:: Information shown ::

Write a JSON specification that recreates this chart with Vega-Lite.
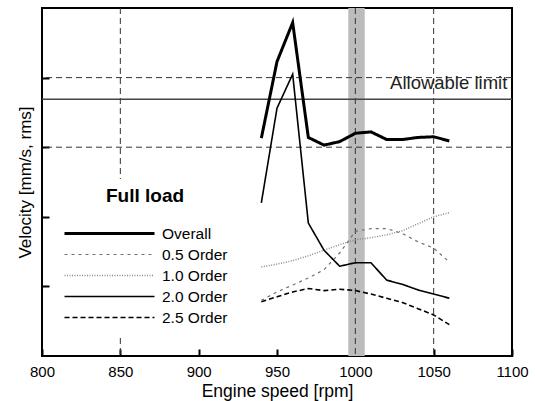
{
  "$schema": "https://vega.github.io/schema/vega-lite/v6.json",
  "width": 470,
  "height": 348,
  "autosize": {"type": "none"},
  "padding": {"left": 42, "top": 8, "right": 23, "bottom": 45},
  "background": "white",
  "config": {
    "font": "Liberation Sans",
    "view": {"stroke": "black", "strokeWidth": 2},
    "axis": {"grid": false, "domain": false, "tickColor": "black", "tickWidth": 2, "labelColor": "black", "titleColor": "black", "labelFont": "Liberation Sans", "titleFont": "Liberation Sans", "titleFontWeight": "normal"}
  },
  "datasets": {
    "series": [
      {"rpm": 940, "v": 3.13, "s": "Overall"},
      {"rpm": 950, "v": 4.23, "s": "Overall"},
      {"rpm": 960, "v": 4.79, "s": "Overall"},
      {"rpm": 970, "v": 3.14, "s": "Overall"},
      {"rpm": 980, "v": 3.03, "s": "Overall"},
      {"rpm": 990, "v": 3.08, "s": "Overall"},
      {"rpm": 1000, "v": 3.2, "s": "Overall"},
      {"rpm": 1010, "v": 3.22, "s": "Overall"},
      {"rpm": 1020, "v": 3.11, "s": "Overall"},
      {"rpm": 1030, "v": 3.11, "s": "Overall"},
      {"rpm": 1040, "v": 3.14, "s": "Overall"},
      {"rpm": 1050, "v": 3.15, "s": "Overall"},
      {"rpm": 1060, "v": 3.09, "s": "Overall"},
      {"rpm": 940, "v": 0.8, "s": "0.5 Order"},
      {"rpm": 950, "v": 0.92, "s": "0.5 Order"},
      {"rpm": 960, "v": 1.02, "s": "0.5 Order"},
      {"rpm": 970, "v": 1.12, "s": "0.5 Order"},
      {"rpm": 980, "v": 1.24, "s": "0.5 Order"},
      {"rpm": 990, "v": 1.48, "s": "0.5 Order"},
      {"rpm": 1000, "v": 1.79, "s": "0.5 Order"},
      {"rpm": 1010, "v": 1.83, "s": "0.5 Order"},
      {"rpm": 1020, "v": 1.83, "s": "0.5 Order"},
      {"rpm": 1030, "v": 1.76, "s": "0.5 Order"},
      {"rpm": 1040, "v": 1.64, "s": "0.5 Order"},
      {"rpm": 1050, "v": 1.55, "s": "0.5 Order"},
      {"rpm": 1060, "v": 1.35, "s": "0.5 Order"},
      {"rpm": 940, "v": 1.28, "s": "1.0 Order"},
      {"rpm": 950, "v": 1.32, "s": "1.0 Order"},
      {"rpm": 960, "v": 1.37, "s": "1.0 Order"},
      {"rpm": 970, "v": 1.44, "s": "1.0 Order"},
      {"rpm": 980, "v": 1.52, "s": "1.0 Order"},
      {"rpm": 990, "v": 1.6, "s": "1.0 Order"},
      {"rpm": 1000, "v": 1.67, "s": "1.0 Order"},
      {"rpm": 1010, "v": 1.7, "s": "1.0 Order"},
      {"rpm": 1020, "v": 1.74, "s": "1.0 Order"},
      {"rpm": 1030, "v": 1.8, "s": "1.0 Order"},
      {"rpm": 1040, "v": 1.9, "s": "1.0 Order"},
      {"rpm": 1050, "v": 2.0, "s": "1.0 Order"},
      {"rpm": 1060, "v": 2.06, "s": "1.0 Order"},
      {"rpm": 940, "v": 2.2, "s": "2.0 Order"},
      {"rpm": 950, "v": 3.56, "s": "2.0 Order"},
      {"rpm": 960, "v": 4.05, "s": "2.0 Order"},
      {"rpm": 970, "v": 1.91, "s": "2.0 Order"},
      {"rpm": 980, "v": 1.52, "s": "2.0 Order"},
      {"rpm": 990, "v": 1.29, "s": "2.0 Order"},
      {"rpm": 1000, "v": 1.34, "s": "2.0 Order"},
      {"rpm": 1010, "v": 1.34, "s": "2.0 Order"},
      {"rpm": 1020, "v": 1.09, "s": "2.0 Order"},
      {"rpm": 1030, "v": 1.03, "s": "2.0 Order"},
      {"rpm": 1040, "v": 0.95, "s": "2.0 Order"},
      {"rpm": 1050, "v": 0.89, "s": "2.0 Order"},
      {"rpm": 1060, "v": 0.83, "s": "2.0 Order"},
      {"rpm": 940, "v": 0.78, "s": "2.5 Order"},
      {"rpm": 950, "v": 0.85, "s": "2.5 Order"},
      {"rpm": 960, "v": 0.92, "s": "2.5 Order"},
      {"rpm": 970, "v": 0.97, "s": "2.5 Order"},
      {"rpm": 980, "v": 0.94, "s": "2.5 Order"},
      {"rpm": 990, "v": 0.96, "s": "2.5 Order"},
      {"rpm": 1000, "v": 0.94, "s": "2.5 Order"},
      {"rpm": 1010, "v": 0.89, "s": "2.5 Order"},
      {"rpm": 1020, "v": 0.83, "s": "2.5 Order"},
      {"rpm": 1030, "v": 0.77, "s": "2.5 Order"},
      {"rpm": 1040, "v": 0.68, "s": "2.5 Order"},
      {"rpm": 1050, "v": 0.59, "s": "2.5 Order"},
      {"rpm": 1060, "v": 0.45, "s": "2.5 Order"}
    ]
  },
  "layer": [
    {
      "data": {"values": [{"a": 995.5, "b": 1006}]},
      "mark": {"type": "rect", "color": "#bcbcbc"},
      "encoding": {
        "x": {"field": "a", "type": "quantitative", "scale": {"domain": [800, 1100], "nice": false},
          "axis": {"values": [800, 850, 900, 950, 1000, 1050, 1100], "format": "d", "title": "Engine speed [rpm]", "tickSize": -7, "labelPadding": 15, "labelFontSize": 15, "titleFontSize": 17.5, "titlePadding": 3, "labelFlush": false}},
        "x2": {"field": "b"},
        "y": {"datum": 0, "type": "quantitative", "scale": {"domain": [0, 5], "nice": false},
          "axis": {"values": [1, 2, 3, 4], "labels": false, "title": "Velocity [mm/s, rms]", "tickSize": -7, "titleFontSize": 17, "titlePadding": 7}},
        "y2": {"datum": 5}
      }
    },
    {
      "data": {"values": [{"g": 3}, {"g": 4}]},
      "mark": {"type": "rule", "color": "#333", "strokeDash": [6, 4], "strokeWidth": 1},
      "encoding": {"y": {"field": "g", "type": "quantitative"}}
    },
    {
      "data": {"values": [{"g": 850}, {"g": 1000}, {"g": 1050}]},
      "mark": {"type": "rule", "color": "#333", "strokeDash": [6, 4], "strokeWidth": 1},
      "encoding": {"x": {"field": "g", "type": "quantitative"}}
    },
    {
      "data": {"values": [{"g": 3.69}]},
      "mark": {"type": "rule", "color": "#444", "strokeWidth": 1.5},
      "encoding": {"y": {"field": "g", "type": "quantitative"}}
    },
    {
      "data": {"values": [{"rpm": 1097, "v": 3.83, "t": "Allowable limit"}]},
      "mark": {"type": "text", "align": "right", "baseline": "alphabetic", "fontSize": 18.5, "color": "#222", "font": "Liberation Sans"},
      "encoding": {"x": {"field": "rpm", "type": "quantitative"}, "y": {"field": "v", "type": "quantitative"}, "text": {"field": "t"}}
    },
    {
      "data": {"name": "series"},
      "mark": {"type": "line"},
      "encoding": {
        "x": {"field": "rpm", "type": "quantitative"},
        "y": {"field": "v", "type": "quantitative"},
        "color": {"field": "s", "type": "nominal",
          "scale": {"domain": ["Overall", "0.5 Order", "1.0 Order", "2.0 Order", "2.5 Order"], "range": ["#000000", "#6f6f6f", "#8a8a8a", "#000000", "#000000"]},
          "legend": {"title": "Full load", "orient": "none", "legendX": 13, "legendY": 171, "fillColor": "white", "padding": 8,
            "titleFontSize": 19, "titleFontWeight": "bold", "titleColor": "black", "titleAnchor": "middle", "titlePadding": 20,
            "labelFontSize": 15.5, "labelColor": "black", "symbolType": "stroke", "symbolSize": 8100, "clipHeight": 15, "rowPadding": 5, "labelOffset": 6}},
        "strokeDash": {"field": "s", "type": "nominal",
          "scale": {"domain": ["Overall", "0.5 Order", "1.0 Order", "2.0 Order", "2.5 Order"], "range": [[1, 0], [3, 4], [1, 1.5], [1, 0], [5, 3]]}},
        "strokeWidth": {"field": "s", "type": "nominal",
          "scale": {"type": "ordinal", "domain": ["Overall", "0.5 Order", "1.0 Order", "2.0 Order", "2.5 Order"], "range": [3, 1.2, 1.5, 1.6, 1.6]}}
      }
    }
  ]
}
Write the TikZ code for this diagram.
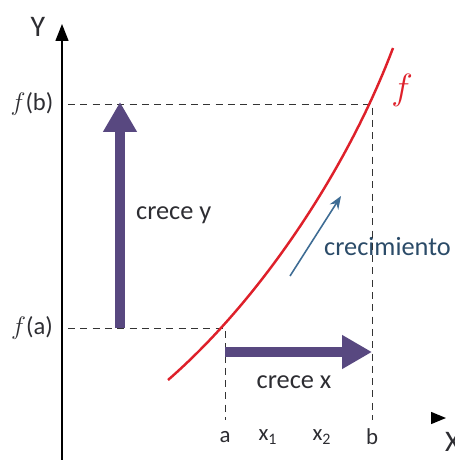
\documentclass[tikz,border=0pt]{standalone}
\usepackage{fontspec}
\setmainfont{Carlito}
\usepackage{xcolor}
\definecolor{growviolet}{RGB}{88,72,128}
\definecolor{curvered}{RGB}{222,32,42}
\definecolor{trendblue}{RGB}{62,108,148}
\definecolor{labgray}{RGB}{45,45,50}
\usetikzlibrary{positioning,arrows.meta,calc}

\begin{document}
\begin{tikzpicture}[x=0.2mm,y=-0.2mm,
      lab/.style={font=\fontsize{13}{15}\selectfont,text=labgray,inner sep=1pt},
      big/.style={font=\fontsize{14}{16}\selectfont,text=labgray,inner sep=1pt},
      guide/.style={dash pattern=on 4pt off 3pt,thin,black!80},
      growth/.style={line width=2mm,growviolet,-{Triangle[length=6mm,width=6.4mm]}}]
    \useasboundingbox (0,0) rectangle (454,460);
    \coordinate (ybot) at (62,460);
    \coordinate (ytop) at (62,24);
    \coordinate (xfrom) at (434,418);
    \coordinate (xtip) at (446,418);
    \coordinate (pa) at (225,328);
    \coordinate (pb) at (372,104);
    \coordinate (fbl) at (68,104);
    \coordinate (fal) at (68,328);
    \coordinate (ta) at (225,420);
    \coordinate (tb) at (372,420);
    \node[font=\fontsize{17}{19}\selectfont,text=labgray] (ylab) at (38,27) {Y};
    \node[font=\fontsize{17}{19}\selectfont,text=labgray,anchor=west] (xlab) at (439,442) {X};
    \node[big] (fb) at (32,104) {$f$(b)};
    \node[big] (fa) at (32,328) {$f$(a)};
    \node[lab] (a) at (225,437) {a};
    \node[lab] (x1) at (268,437) {x\textsubscript{1}};
    \node[lab] (x2) at (322,437) {x\textsubscript{2}};
    \node[lab] (b) at (372,437) {b};
    \node[big,font=\fontsize{15}{17}\selectfont,anchor=west] (cy) at (134,215) {crece y};
    \node[big,font=\fontsize{15}{17}\selectfont] (cx) at (294,382) {crece x};
    \node[big,font=\fontsize{15}{17}\selectfont,text=trendblue!70!black,anchor=west] (crec) at (322,247) {crecimiento};
    \node[font=\fontsize{20}{22}\selectfont,text=curvered] (flab) at (402,90) {$f$};
    \draw[-{Triangle[length=3.4mm,width=2.6mm]},thick] (ybot) -- (ytop);
    \draw[-{Triangle[length=3mm,width=2.4mm]},thick] (xfrom) -- (xtip);
    \draw[guide] (fbl) -- (pb) -- (tb);
    \draw[guide] (fal) -- (pa) -- (ta);
    \draw[curvered,line width=1.4pt] (168,380) .. controls (260,300) and (347,170) .. (393,48);
    \draw[growth] (120,328) -- (120,102);
    \draw[growth] (pa |- 0,352) -- (372,352);
    \draw[trendblue,line width=0.9pt,-{Stealth[length=2.6mm,width=2mm]}] (290,276) -- (341,196);
  \end{tikzpicture}
\end{document}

:::

=== Instruction ===
Find all lines with "this" in them and copy each one.

=== Final result ===
Write a JSON specification that recreates this chart with Vega-Lite.
Write the TikZ code for this diagram.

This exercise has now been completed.